A big one. Like Alice’s, only without the opium smoking catepillar.
So about 3:00 this morning—wait. It’s 12:03 am right now, so that’s actually 3:00 yesterday morning I awoke from an intense nightmare. The dream is familiar to me. I’ve had it since I was a child, whenever I was away from my siblings. I have it now on the rare occasion that my husband’s away, or—as is the case—my tall kid’s at camp. It’s a “my chickens aren’t all snug in the roost” dream, and it’s…awful.
Anyway. When I awaken from this dream, I have to get up for at least a half-hour. Lights on. TV on.
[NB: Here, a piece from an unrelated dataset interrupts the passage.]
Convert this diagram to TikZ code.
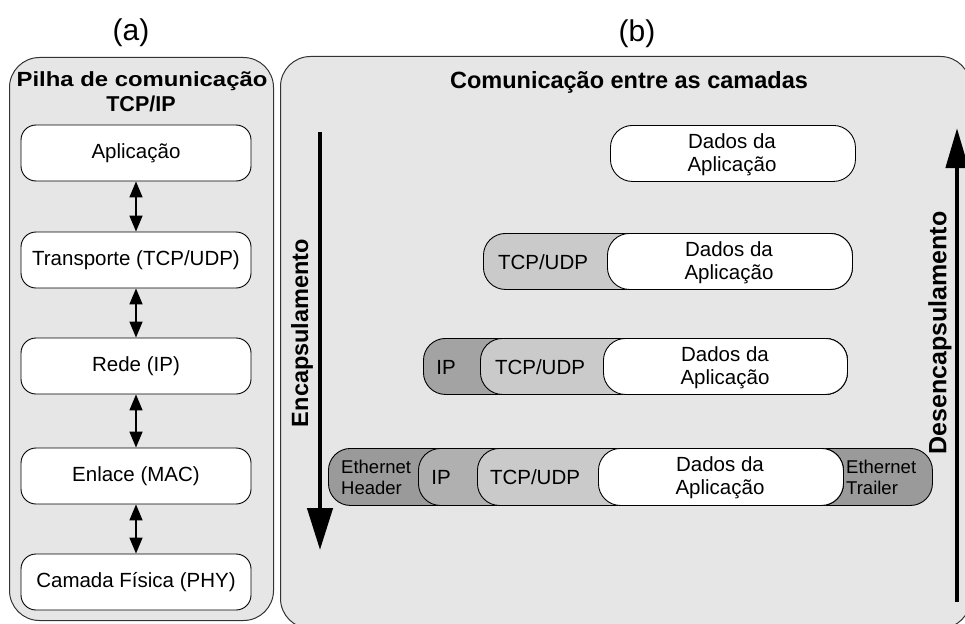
\documentclass[tikz,border=0pt]{standalone}
\usepackage{fontspec}
\setmainfont{Liberation Sans}
\usetikzlibrary{arrows.meta}
\definecolor{panelgray}{HTML}{E6E6E6}
\definecolor{ethgray}{HTML}{9A9A9A}
\definecolor{ipgray}{HTML}{B0B0B0}
\definecolor{ipgraydark}{HTML}{A3A3A3}
\definecolor{tcpgray}{HTML}{CACACA}
\definecolor{edgegray}{HTML}{333333}
\begin{document}
\begin{tikzpicture}[x=1pt,y=-1pt,
  panel/.style={draw=edgegray, line width=1pt, fill=panelgray, rounded corners=30pt, anchor=north west, inner sep=0pt},
  stackbox/.style={draw=black, line width=0.9pt, rounded corners=15pt, fill=white, minimum height=56pt, minimum width=230pt, inner sep=0pt, font=\fontsize{20.5}{23}\selectfont},
  seg/.style={draw=black, line width=0.9pt, rounded corners=22pt, inner sep=0pt, anchor=north west},
  lbl/.style={font=\fontsize{20.5}{23}\selectfont, inner sep=0pt, align=center},
  smalllbl/.style={font=\fontsize{18.5}{21}\selectfont, inner sep=0pt, align=left, anchor=west},
  biglbl/.style={font=\bfseries\fontsize{23.5}{26}\selectfont, inner sep=0pt},
  dblarrow/.style={line width=1.5pt, {Triangle[width=13pt,length=16pt]}-{Triangle[width=13pt,length=16pt]}},
  bigarrow/.style={line width=4.5pt, -{Triangle[width=25pt,length=42pt]}}
]
\useasboundingbox (0,0) rectangle (965,623);
\clip (0,0) rectangle (965,623);

% titles
\node[font=\fontsize{30}{32}\selectfont, inner sep=0pt] (ta) at (131,33) {(a)};
\node[font=\fontsize{30}{32}\selectfont, inner sep=0pt] (tb) at (637,34) {(b)};

% panels
\node[panel, minimum width=264pt, minimum height=563pt] (pa) at (9,57) {};
\node[panel, minimum width=690pt, minimum height=572pt] (pb) at (280,56) {};

% left panel title
\node[font=\bfseries\fontsize{20.5}{22}\selectfont, inner sep=0pt, anchor=base] (pat1) at (142,87) {\scalebox{1.165}[1]{Pilha de comunicação}};
\node[font=\bfseries\fontsize{21.5}{23}\selectfont, inner sep=0pt, anchor=base] (pat2) at (141,111) {TCP/IP};

% left stack
\node[stackbox] (app) at (136,153) {Aplicação};
\node[stackbox] (trans) at (136,260) {Transporte (TCP/UDP)};
\node[stackbox] (rede) at (136,366) {Rede (IP)};
\node[stackbox] (enl) at (136,476) {Enlace (MAC)};
\node[stackbox] (phy) at (136,582) {Camada Física (PHY)};

\draw[dblarrow] (app.south) -- (trans.north);
\draw[dblarrow] (trans.south) -- (rede.north);
\draw[dblarrow] (rede.south) -- (enl.north);
\draw[dblarrow] (enl.south) -- (phy.north);

% right panel title
\node[biglbl, anchor=base] (pbt) at (629,89) {Comunicação entre as camadas};

% row 1
\node[seg, fill=white, minimum width=245pt, minimum height=56pt] (r1d) at (610,125) {};
\node[lbl] (r1dt) at (732,155) {Dados da\\Aplicação};

% row 2
\node[seg, fill=tcpgray, minimum width=369pt, minimum height=56pt] (r2t) at (483,233) {};
\node[seg, fill=white, minimum width=245pt, minimum height=56pt] (r2d) at (607,233) {};
\node[lbl] (r2tt) at (543,262) {TCP/UDP};
\node[lbl] (r2dt) at (729,263) {Dados da\\Aplicação};

% row 3
\node[seg, fill=ipgraydark, minimum width=424pt, minimum height=56pt] (r3i) at (423,338) {};
\node[seg, fill=tcpgray, minimum width=367pt, minimum height=56pt] (r3t) at (480,338) {};
\node[seg, fill=white, minimum width=244pt, minimum height=56pt] (r3d) at (603,338) {};
\node[lbl] (r3it) at (446,367) {IP};
\node[lbl] (r3tt) at (540,367) {TCP/UDP};
\node[lbl] (r3dt) at (725,368) {Dados da\\Aplicação};

% row 4
\node[seg, fill=ethgray, minimum width=604pt, minimum height=57pt] (r4e) at (328,448) {};
\node[seg, fill=ipgray, minimum width=425pt, minimum height=57pt] (r4i) at (418,448) {};
\node[seg, fill=tcpgray, minimum width=366pt, minimum height=57pt] (r4t) at (477,448) {};
\node[seg, fill=white, minimum width=245pt, minimum height=57pt] (r4d) at (598,448) {};
\node[smalllbl] (r4et) at (341,477) {Ethernet\\Header};
\node[lbl] (r4it) at (441,477) {IP};
\node[lbl] (r4tt) at (535,477) {TCP/UDP};
\node[lbl] (r4dt) at (720,478) {Dados da\\Aplicação};
\node[smalllbl] (r4rt) at (846,477) {Ethernet\\Trailer};

% big arrows
\coordinate (encS) at (320,132);
\coordinate (encE) at (320,550);
\draw[bigarrow] (encS) -- (encE);
\node[biglbl, rotate=90] (encl) at (302,333) {Encapsulamento};

\coordinate (desS) at (957,602);
\coordinate (desE) at (957,128);
\draw[bigarrow, -{Triangle[width=22pt,length=40pt]}] (desS) -- (desE);
\node[biglbl, font=\bfseries\fontsize{25}{27}\selectfont, rotate=90] (desl) at (940,333) {Desencapsulamento};
\end{tikzpicture}
\end{document}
A caffeinated drink and a funny book. Anything to wake me up and distract me in order to overcome the fear of sinking back into the dream.
Well my subconscious decides that it’s as good a time as any to push my ass into a big, gaping plot hole. The futuristic that I’ve been working on for EC—but isn’t my current project—has lived in my head for some time. I know this story inside and out. Essentially the heroine is forbidden to be intimate with the hero, and the consequences are dire. Not death, but quite dire. Trust me.
Needless to say, she succombs to passion and, when he discovers the direness of the consequences, his honor won’t let him abandon her and they run away and yadda yadda yadda. While the story borders on romantic comedy, the black moment and the ending are pretty damn emotional with some fine alpha male action, and…I digress.
Present Day (umm…yesterday)
Shannon’s subconscious: The heroine, knowing how dire the consequences of her actions are, never even pauses to question whether one night of sex with the hero is worth the suffering? Not even once?
Oh, I’m awake now! No. No, she didn’t. She does the deed, and then, during post-coital chit chat, she mentions the punishment for what she’s done.
Now, I’m not the most worldly person on the planet, but I have some familiarity with the male penis. Have I ever met one that I’d like to get to know so much I’d be willing to have my genitals and face disfigured so as to discourage future indiscretions and live thereafter in slavery for?
Ummm…no. I don’t even like my husband’s penis that much, and it’s my favorite.
Muse…meet drawing board. Have at it.